University staff are discussing whether to bring the group home immediately, and whether and when to continue the current research. The Amundsen needs a new helicopter and it can’t sail until it has a new captain, Barber said.
Some people say the Arctic is too dangerous for people, that research should be done through satellites and other technology. Barber rejects that view and he said Hochheim shared that opinion.
"We represent a group of scientists, we’re boots-on-the-ground people, by definition, that’s in harm’s way," said Barber. "They’re (tragedies) traumatic when they happen, but they should not deter us.
"We don’t do it for a paycheque, we do it because it makes a difference" to everyone on the planet to know what climate change is doing to the Arctic sea ice, he declared.

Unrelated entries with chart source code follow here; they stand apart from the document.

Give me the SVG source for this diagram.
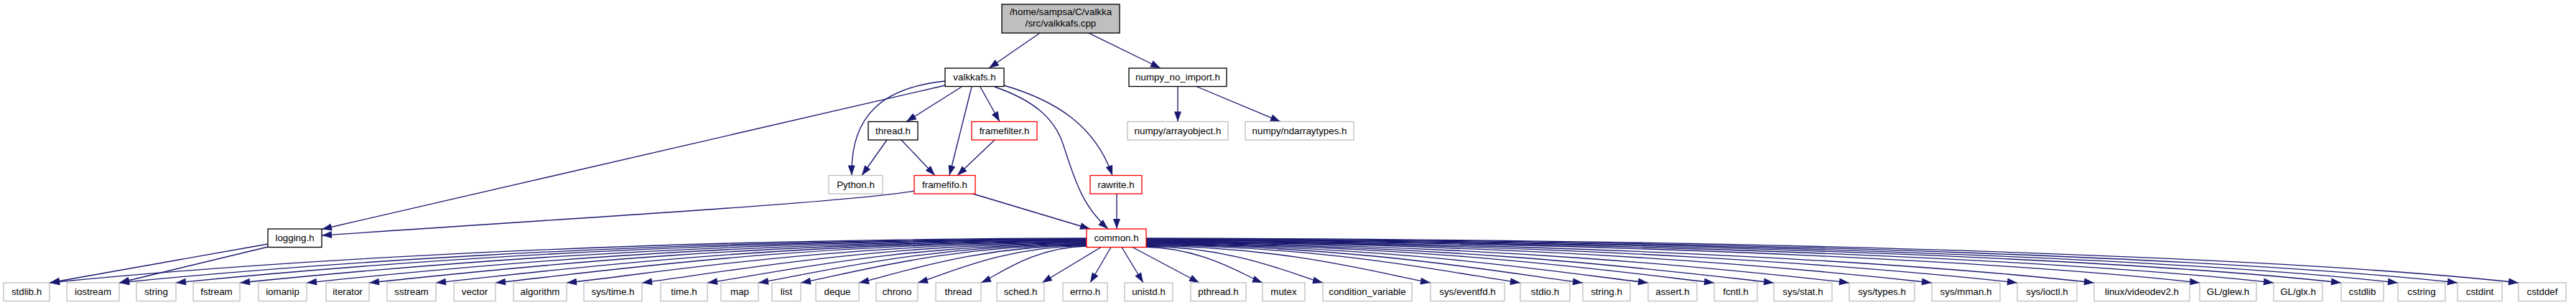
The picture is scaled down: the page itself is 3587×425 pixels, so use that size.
<svg xmlns="http://www.w3.org/2000/svg" width="3587" height="425" viewBox="0 0 3587 425">
<style>
.e{fill:none;stroke:#191970;stroke-width:1.33;marker-end:url(#ah)}
.n rect{fill:#fff;stroke-width:1.33}
.b rect{stroke:#000}
.r rect{stroke:#ff0000}
.g rect{stroke:#bfbfbf}
text{font-family:"Liberation Sans",Arial,Helvetica,sans-serif;font-size:13.33px;text-anchor:middle;fill:#000}
</style>
<defs>
<marker id="ah" markerUnits="userSpaceOnUse" markerWidth="16" markerHeight="12" refX="14" refY="5" orient="auto" overflow="visible">
<path d="M0,0 L14,5 L0,10 z" fill="#191970"/>
</marker>
</defs>
<rect x="0" y="0" width="3587" height="425" fill="#fff"/>
<g id="edges">
<path class="e" d="M1448,46 L1377,95"/>
<path class="e" d="M1516,46 L1616,95"/>
<path class="e" d="M1316,119 L448,319.5"/>
<path class="e" d="M1316,113 C1230,122 1184,160 1186,244.5"/>
<path class="e" d="M1339,121 L1262,169.5"/>
<path class="e" d="M1353,121 L1322,244.5"/>
<path class="e" d="M1365,121 L1392,169.5"/>
<path class="e" d="M1385,121 C1440,140 1468,165 1480,200 C1495,245 1505,285 1543,319"/>
<path class="e" d="M1398,119 C1470,140 1525,175 1549,244.5"/>
<path class="e" d="M1235,195 L1200,244.5"/>
<path class="e" d="M1255,195 L1302,244.5"/>
<path class="e" d="M1385,195 L1333,244.5"/>
<path class="e" d="M1274,266 C1180,282 800,304 448,328"/>
<path class="e" d="M1353,269.5 L1518,319"/>
<path class="e" d="M1555,270 L1555,319"/>
<path class="e" d="M373,340 L69,394"/>
<path class="e" d="M373,344 L166,394"/>
<path class="e" d="M1640,120.5 L1640,169.5"/>
<path class="e" d="M1666,120.5 L1783,169.5"/>
<path class="e" d="M1513,332 C791,333.2 285.6,372.3 69,394"/>
<path class="e" d="M1513,332.7 C839.5,333.9 368,373.8 166,394"/>
<path class="e" d="M1513,333.5 C879,334.7 435.2,375 245,394"/>
<path class="e" d="M1513,334.2 C923.5,335.4 510.9,376.3 334,394"/>
<path class="e" d="M1513,334.9 C970,336.1 589.9,377.7 427,394"/>
<path class="e" d="M1513,335.7 C1013.5,336.9 663.9,379 514,394"/>
<path class="e" d="M1513,336.4 C1060,337.6 742.9,380.4 607,394"/>
<path class="e" d="M1513,337.1 C1101.5,338.2 813.5,381.7 690,394"/>
<path class="e" d="M1513,337.9 C1151,339 897.6,383.1 789,394"/>
<path class="e" d="M1513,338.6 C1203.5,339.7 986.9,383.2 894,394"/>
<path class="e" d="M1513,339.3 C1249,340.4 1064.2,383.3 985,394"/>
<path class="e" d="M1513,340.1 C1284.5,341.2 1124.6,383.5 1056,394"/>
<path class="e" d="M1513,340.8 C1314,341.9 1174.7,383.6 1115,394"/>
<path class="e" d="M1513,341.5 C1354.5,342.6 1243.6,383.8 1196,394"/>
<path class="e" d="M1513,342.3 C1395.5,343.3 1313.3,383.9 1278,394"/>
<path class="e" d="M1513,343 C1439.5,344 1388,384.1 1366,394"/>
<path class="e" d="M1533,344.5 L1451,394"/>
<path class="e" d="M1547,344.5 L1518,394"/>
<path class="e" d="M1562,344.5 L1592,394"/>
<path class="e" d="M1577,344.5 L1670,394"/>
<path class="e" d="M1593,344 C1675.5,345 1733.3,384.2 1758,394"/>
<path class="e" d="M1596,343 C1719,344 1805.1,384 1842,394"/>
<path class="e" d="M1596,342.3 C1794,343.3 1932.6,383.9 1992,394"/>
<path class="e" d="M1596,341.6 C1856.5,342.6 2038.8,383.8 2117,394"/>
<path class="e" d="M1596,340.9 C1900,342 2112.8,383.6 2204,394"/>
<path class="e" d="M1596,340.3 C1945.5,341.4 2190.1,382.5 2295,394"/>
<path class="e" d="M1596,339.6 C1991.5,340.7 2268.3,380.9 2387,394"/>
<path class="e" d="M1596,338.9 C2033,340 2338.9,379.6 2470,394"/>
<path class="e" d="M1596,338.2 C2085.5,339.3 2428.1,377.8 2575,394"/>
<path class="e" d="M1596,337.5 C2143,338.6 2525.9,375.9 2690,394"/>
<path class="e" d="M1596,336.8 C2202.5,338 2627,374 2809,394"/>
<path class="e" d="M1596,336.1 C2256,337.3 2718,372.2 2916,394"/>
<path class="e" d="M1596,335.4 C2329.5,336.6 2843,369.8 3063,394"/>
<path class="e" d="M1596,334.8 C2381,336 2930.5,368.1 3166,394"/>
<path class="e" d="M1596,334.1 C2428,335.3 3010.4,366.5 3260,394"/>
<path class="e" d="M1596,333.4 C2467.5,334.6 3077.5,365.2 3339,394"/>
<path class="e" d="M1596,332.7 C2509,333.9 3148.1,363.9 3422,394"/>
<path class="e" d="M1596,332 C2551.5,333.2 3220.3,362.5 3507,394"/>
</g>
<g id="node-root" class="n b"><rect x="1395" y="6" width="164" height="40" style="fill:#bfbfbf"/><text x="1477" y="21">/home/sampsa/C/valkka</text><text x="1477" y="36.5">/src/valkkafs.cpp</text></g>
<g id="node-valkkafs_h" class="n b"><rect x="1316" y="95" width="82" height="25.5"/><text x="1357" y="112">valkkafs.h</text></g>
<g id="node-numpy_no_import_h" class="n b"><rect x="1572" y="95" width="136" height="25.5"/><text x="1640" y="112">numpy_no_import.h</text></g>
<g id="node-thread_h" class="n b"><rect x="1209" y="169.5" width="69" height="25.5"/><text x="1243.5" y="186.5">thread.h</text></g>
<g id="node-framefilter_h" class="n r"><rect x="1353" y="169.5" width="91" height="25.5"/><text x="1398.5" y="186.5">framefilter.h</text></g>
<g id="node-numpy_arrayobject_h" class="n g"><rect x="1570" y="169.5" width="140" height="25.5"/><text x="1640" y="186.5">numpy/arrayobject.h</text></g>
<g id="node-numpy_ndarraytypes_h" class="n g"><rect x="1734" y="169.5" width="151" height="25.5"/><text x="1809.5" y="186.5">numpy/ndarraytypes.h</text></g>
<g id="node-Python_h" class="n g"><rect x="1154" y="244.5" width="75" height="25.5"/><text x="1191.5" y="261.5">Python.h</text></g>
<g id="node-framefifo_h" class="n r"><rect x="1273" y="244.5" width="85" height="25.5"/><text x="1315.5" y="261.5">framefifo.h</text></g>
<g id="node-rawrite_h" class="n r"><rect x="1518" y="244.5" width="72" height="25.5"/><text x="1554" y="261.5">rawrite.h</text></g>
<g id="node-logging_h" class="n b"><rect x="373" y="319" width="75" height="25.5"/><text x="410.5" y="336">logging.h</text></g>
<g id="node-common_h" class="n r"><rect x="1513" y="319" width="83" height="25.5"/><text x="1554.5" y="336">common.h</text></g>
<g id="node-stdlib_h" class="n g"><rect x="5" y="394" width="64" height="25.5"/><text x="37" y="411">stdlib.h</text></g>
<g id="node-iostream" class="n g"><rect x="93" y="394" width="73" height="25.5"/><text x="129.5" y="411">iostream</text></g>
<g id="node-string" class="n g"><rect x="190" y="394" width="55" height="25.5"/><text x="217.5" y="411">string</text></g>
<g id="node-fstream" class="n g"><rect x="269" y="394" width="65" height="25.5"/><text x="301.5" y="411">fstream</text></g>
<g id="node-iomanip" class="n g"><rect x="360" y="394" width="67" height="25.5"/><text x="393.5" y="411">iomanip</text></g>
<g id="node-iterator" class="n g"><rect x="454" y="394" width="60" height="25.5"/><text x="484" y="411">iterator</text></g>
<g id="node-sstream" class="n g"><rect x="539" y="394" width="68" height="25.5"/><text x="573" y="411">sstream</text></g>
<g id="node-vector" class="n g"><rect x="632" y="394" width="58" height="25.5"/><text x="661" y="411">vector</text></g>
<g id="node-algorithm" class="n g"><rect x="715" y="394" width="74" height="25.5"/><text x="752" y="411">algorithm</text></g>
<g id="node-sys_time_h" class="n g"><rect x="813" y="394" width="81" height="25.5"/><text x="853.5" y="411">sys/time.h</text></g>
<g id="node-time_h" class="n g"><rect x="920" y="394" width="65" height="25.5"/><text x="952.5" y="411">time.h</text></g>
<g id="node-map" class="n g"><rect x="1004" y="394" width="52" height="25.5"/><text x="1030" y="411">map</text></g>
<g id="node-list" class="n g"><rect x="1075" y="394" width="40" height="25.5"/><text x="1095" y="411">list</text></g>
<g id="node-deque" class="n g"><rect x="1136" y="394" width="60" height="25.5"/><text x="1166" y="411">deque</text></g>
<g id="node-chrono" class="n g"><rect x="1220" y="394" width="58" height="25.5"/><text x="1249" y="411">chrono</text></g>
<g id="node-thread" class="n g"><rect x="1303" y="394" width="63" height="25.5"/><text x="1334.5" y="411">thread</text></g>
<g id="node-sched_h" class="n g"><rect x="1388" y="394" width="66" height="25.5"/><text x="1421" y="411">sched.h</text></g>
<g id="node-errno_h" class="n g"><rect x="1480" y="394" width="62" height="25.5"/><text x="1511" y="411">errno.h</text></g>
<g id="node-unistd_h" class="n g"><rect x="1566" y="394" width="67" height="25.5"/><text x="1599.5" y="411">unistd.h</text></g>
<g id="node-pthread_h" class="n g"><rect x="1658" y="394" width="77" height="25.5"/><text x="1696.5" y="411">pthread.h</text></g>
<g id="node-mutex" class="n g"><rect x="1758" y="394" width="59" height="25.5"/><text x="1787.5" y="411">mutex</text></g>
<g id="node-condition_variable" class="n g"><rect x="1842" y="394" width="124" height="25.5"/><text x="1904" y="411">condition_variable</text></g>
<g id="node-sys_eventfd_h" class="n g"><rect x="1992" y="394" width="103" height="25.5"/><text x="2043.5" y="411">sys/eventfd.h</text></g>
<g id="node-stdio_h" class="n g"><rect x="2117" y="394" width="69" height="25.5"/><text x="2151.5" y="411">stdio.h</text></g>
<g id="node-string_h" class="n g"><rect x="2204" y="394" width="66" height="25.5"/><text x="2237" y="411">string.h</text></g>
<g id="node-assert_h" class="n g"><rect x="2295" y="394" width="68" height="25.5"/><text x="2329" y="411">assert.h</text></g>
<g id="node-fcntl_h" class="n g"><rect x="2387" y="394" width="60" height="25.5"/><text x="2417" y="411">fcntl.h</text></g>
<g id="node-sys_stat_h" class="n g"><rect x="2470" y="394" width="81" height="25.5"/><text x="2510.5" y="411">sys/stat.h</text></g>
<g id="node-sys_types_h" class="n g"><rect x="2575" y="394" width="91" height="25.5"/><text x="2620.5" y="411">sys/types.h</text></g>
<g id="node-sys_mman_h" class="n g"><rect x="2690" y="394" width="95" height="25.5"/><text x="2737.5" y="411">sys/mman.h</text></g>
<g id="node-sys_ioctl_h" class="n g"><rect x="2809" y="394" width="83" height="25.5"/><text x="2850.5" y="411">sys/ioctl.h</text></g>
<g id="node-linux_videodev2_h" class="n g"><rect x="2916" y="394" width="133" height="25.5"/><text x="2982.5" y="411">linux/videodev2.h</text></g>
<g id="node-GL_glew_h" class="n g"><rect x="3063" y="394" width="79" height="25.5"/><text x="3102.5" y="411">GL/glew.h</text></g>
<g id="node-GL_glx_h" class="n g"><rect x="3166" y="394" width="68" height="25.5"/><text x="3200" y="411">GL/glx.h</text></g>
<g id="node-cstdlib" class="n g"><rect x="3260" y="394" width="59" height="25.5"/><text x="3289.5" y="411">cstdlib</text></g>
<g id="node-cstring" class="n g"><rect x="3339" y="394" width="66" height="25.5"/><text x="3372" y="411">cstring</text></g>
<g id="node-cstdint" class="n g"><rect x="3422" y="394" width="62" height="25.5"/><text x="3453" y="411">cstdint</text></g>
<g id="node-cstddef" class="n g"><rect x="3507" y="394" width="66" height="25.5"/><text x="3540" y="411">cstddef</text></g>
</svg>
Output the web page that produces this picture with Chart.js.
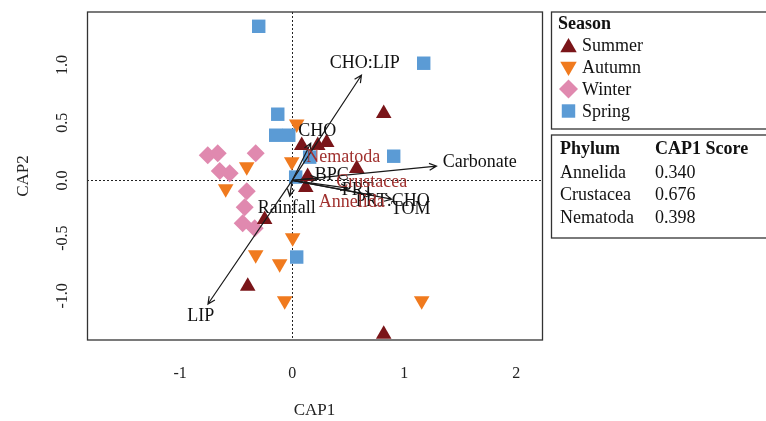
<!DOCTYPE html>
<html>
<head>
<meta charset="utf-8">
<script src="https://cdn.jsdelivr.net/npm/chart.js@4.4.1/dist/chart.umd.min.js"></script>
<style>
  html, body { margin: 0; padding: 0; background: #fff; overflow: hidden; }
  canvas { display: block; }
</style>
</head>
<body>
<canvas id="chart" width="766" height="421"></canvas>
<script>
// sample scores (CAP1, CAP2) per season
const summerX = [0.817, 0.085, 0.228, 0.308, 0.576, 0.138, 0.121, -0.246, -0.397, 0.817];
const summerY = [0.580, 0.303, 0.303, 0.329, 0.104, 0.035, -0.061, -0.338, -0.918, -1.334];
const autumnX = [0.040, -0.004, -0.406, -0.594, 0.004, -0.326, -0.112, -0.067, 1.156];
const autumnY = [0.490, 0.161, 0.118, -0.073, -0.497, -0.644, -0.722, -1.043, -1.043];
const winterX = [-0.754, -0.665, -0.326, -0.647, -0.558, -0.406, -0.424, -0.442, -0.335];
const winterY = [0.219, 0.236, 0.236, 0.081, 0.063, -0.093, -0.232, -0.370, -0.414];
const springX = [-0.299, 1.174, -0.129, -0.147, -0.031, 0.906, 0.156, 0.031, 0.040];
const springY = [1.336, 1.016, 0.574, 0.392, 0.392, 0.210, 0.202, 0.029, -0.664];

// environmental vectors (arrow tips) and their label spots
const vecNames = ['CHO:LIP', 'LIP', 'Carbonate', 'CHO', 'BPC', 'Rainfall', 'PRT', 'PRT:CHO', 'TOM'];
const vecX = [0.618, -0.752, 1.288, 0.165, 0.228, -0.022, 0.496, 0.710, 0.888];
const vecY = [0.912, -1.071, 0.124, 0.323, 0.020, -0.136, -0.067, -0.127, -0.162];
const vecLabelX = [0.647, -0.817, 1.674, 0.223, 0.353, -0.049, 0.585, 0.897, 1.058];
const vecLabelY = [1.016, -1.179, 0.156, 0.427, 0.046, -0.240, -0.084, -0.179, -0.248];

// phyla
const phyla = ['Annelida', 'Crustacea', 'Nematoda'];
const phylumScore = [0.340, 0.676, 0.398];
const phylumLabelX = [0.531, 0.710, 0.455];
const phylumLabelY = [-0.188, -0.015, 0.202];

const seasons = ['Summer', 'Autumn', 'Winter', 'Spring'];
const xTicks = [-1, 0, 1, 2];
const yTicks = [-1.0, -0.5, 0.0, 0.5, 1.0];

const FONT = '"Liberation Serif", "Times New Roman", serif';
const COLORS = { Summer: '#7A1519', Autumn: '#F07A1E', Winter: '#E089AF', Spring: '#5B9BD5' };
const SHAPES = { Summer: 'up', Autumn: 'down', Winter: 'diamond', Spring: 'square' };

const pts = (xs, ys) => xs.map((v, i) => ({ x: v, y: ys[i] }));

const drawMarker = (ctx, shape, x, y, r, color) => {
  ctx.fillStyle = color;
  ctx.beginPath();
  if (shape === 'up') {
    ctx.moveTo(x, y - r); ctx.lineTo(x + 0.866 * r, y + 0.5 * r); ctx.lineTo(x - 0.866 * r, y + 0.5 * r);
  } else if (shape === 'down') {
    ctx.moveTo(x, y + r); ctx.lineTo(x + 0.866 * r, y - 0.5 * r); ctx.lineTo(x - 0.866 * r, y - 0.5 * r);
  } else if (shape === 'diamond') {
    ctx.moveTo(x - r, y); ctx.lineTo(x, y - r); ctx.lineTo(x + r, y); ctx.lineTo(x, y + r);
  } else {
    const s = r * Math.SQRT1_2;
    ctx.rect(x - s, y - s, 2 * s, 2 * s);
  }
  ctx.closePath();
  ctx.fill();
};

const drawArrow = (ctx, x1, y1, x2, y2) => {
  const ang = Math.atan2(y2 - y1, x2 - x1);
  const len = 8;
  ctx.beginPath();
  ctx.moveTo(x1, y1);
  ctx.lineTo(x2, y2);
  ctx.moveTo(x2 - len * Math.cos(ang - 0.45), y2 - len * Math.sin(ang - 0.45));
  ctx.lineTo(x2, y2);
  ctx.lineTo(x2 - len * Math.cos(ang + 0.45), y2 - len * Math.sin(ang + 0.45));
  ctx.stroke();
};

const overlayPlugin = {
  id: 'overlay',
  beforeDatasetsDraw(chart) {
    const { ctx, chartArea: a, scales: { x, y } } = chart;
    const x0 = Math.round(x.getPixelForValue(0)) + 0.5;
    const y0 = Math.round(y.getPixelForValue(0)) + 0.5;
    ctx.save();
    ctx.setLineDash([2, 2]);
    ctx.strokeStyle = '#222';
    ctx.lineWidth = 1;
    ctx.beginPath();
    ctx.moveTo(x0, a.top); ctx.lineTo(x0, a.bottom);
    ctx.moveTo(a.left, y0); ctx.lineTo(a.right, y0);
    ctx.stroke();
    ctx.restore();
  },
  afterDatasetsDraw(chart) {
    const { ctx, chartArea: a, scales: { x, y } } = chart;
    const ox = x.getPixelForValue(0), oy = y.getPixelForValue(0);
    ctx.save();
    ctx.strokeStyle = '#1a1a1a';
    ctx.lineWidth = 1.2;
    vecNames.forEach((n, i) => {
      drawArrow(ctx, ox, oy, x.getPixelForValue(vecX[i]), y.getPixelForValue(vecY[i]));
    });
    ctx.font = '18px ' + FONT;
    ctx.textAlign = 'center';
    ctx.textBaseline = 'middle';
    ctx.fillStyle = '#111';
    vecNames.forEach((n, i) => {
      ctx.fillText(n, x.getPixelForValue(vecLabelX[i]), y.getPixelForValue(vecLabelY[i]));
    });
    ctx.fillStyle = '#A0302E';
    phyla.forEach((n, i) => {
      ctx.fillText(n, x.getPixelForValue(phylumLabelX[i]), y.getPixelForValue(phylumLabelY[i]));
    });
    // frame
    ctx.strokeStyle = '#333';
    ctx.lineWidth = 1.3;
    ctx.strokeRect(a.left + 0.5, a.top, a.right - a.left, a.bottom - a.top);
    ctx.restore();
  },
  afterDraw(chart) {
    const { ctx } = chart;
    ctx.save();
    ctx.strokeStyle = '#333';
    ctx.lineWidth = 1.3;
    ctx.strokeRect(551.5, 12, 300, 117);
    ctx.strokeRect(551.5, 135, 300, 103);
    ctx.fillStyle = '#111';
    ctx.textBaseline = 'middle';
    ctx.textAlign = 'left';
    ctx.font = 'bold 18px ' + FONT;
    ctx.fillText('Season', 558, 24);
    ctx.font = '18px ' + FONT;
    const markerY = [45.5, 68.5, 89, 111];
    seasons.forEach((s, i) => {
      drawMarker(ctx, SHAPES[s], 568.5, markerY[i] + (s === 'Summer' ? 2 : s === 'Autumn' ? -2 : 0), 9.5, COLORS[s]);
      ctx.fillStyle = '#111';
      ctx.fillText(s, 582, 46 + i * 22);
    });
    ctx.font = 'bold 18px ' + FONT;
    ctx.fillText('Phylum', 560, 149);
    ctx.fillText('CAP1 Score', 655, 149);
    ctx.font = '18px ' + FONT;
    phyla.forEach((p, i) => {
      ctx.fillText(p, 560, 173 + i * 22.5);
      ctx.fillText(phylumScore[i].toFixed(3), 655, 173 + i * 22.5);
    });
    ctx.restore();
  }
};

const makeSet = (label, xs, ys, style, rotation, radius, order) => ({
  label,
  data: pts(xs, ys),
  pointStyle: style,
  pointRotation: rotation,
  pointRadius: radius,
  pointBackgroundColor: COLORS[label],
  pointBorderWidth: 0,
  borderWidth: 0,
  showLine: false,
  order
});

new Chart(document.getElementById('chart'), {
  type: 'scatter',
  data: {
    datasets: [
      makeSet('Summer', summerX, summerY, 'triangle', 0, 9, 0),
      makeSet('Spring', springX, springY, 'rect', 0, 9.5, 1),
      makeSet('Autumn', autumnX, autumnY, 'triangle', 180, 9, 2),
      makeSet('Winter', winterX, winterY, 'rectRot', 0, 9, 3)
    ]
  },
  plugins: [overlayPlugin],
  options: {
    responsive: false,
    animation: false,
    devicePixelRatio: 1,
    events: [],
    layout: { padding: { top: 12, right: 224, left: 0, bottom: 0 } },
    plugins: { legend: { display: false }, tooltip: { enabled: false } },
    scales: {
      x: {
        type: 'linear',
        min: -1.832,
        max: 2.230,
        afterFit: s => { s.height = 81; s.paddingLeft = 0; s.paddingRight = 0; },
        afterBuildTicks: s => { s.ticks = xTicks.map(v => ({ value: v })); },
        grid: { display: false },
        border: { display: false },
        ticks: {
          font: { family: FONT, size: 16 },
          color: '#222',
          padding: 16,
          callback: v => String(v)
        },
        title: {
          display: true,
          text: 'CAP1',
          font: { family: FONT, size: 17 },
          color: '#222',
          padding: { top: 0, bottom: 0 }
        }
      },
      y: {
        type: 'linear',
        min: -1.383,
        max: 1.46,
        afterFit: s => { s.width = 87; s.paddingTop = 0; s.paddingBottom = 0; },
        afterBuildTicks: s => { s.ticks = yTicks.map(v => ({ value: v })); },
        grid: { display: false },
        border: { display: false },
        ticks: {
          font: { family: FONT, size: 16 },
          color: '#222',
          minRotation: 90,
          maxRotation: 90,
          crossAlign: 'center',
          padding: 4,
          callback: v => v.toFixed(1)
        },
        title: {
          display: true,
          text: 'CAP2',
          font: { family: FONT, size: 17 },
          color: '#222',
          padding: { top: 13, bottom: 0 }
        }
      }
    }
  }
});
</script>
</body>
</html>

Barber and Hochheim go back 30 years, to when Barber hired the Winnipeg-born Hochheim to work in a small environmental consulting firm. Later, Hochheim joined Barber in academia.
"He was very much a specialist in how climate is coupled with sea ice. He was especially a specialist on Hudson Bay."
Barber said that Hocheim’s work is required reading for his environment students at U of M: "It was seminal on how Hudson Bay works."
U of M said that flags will be lowered through the end of the week, and the university is discussing how best to memorialize Hochheim. He left a wife and three children.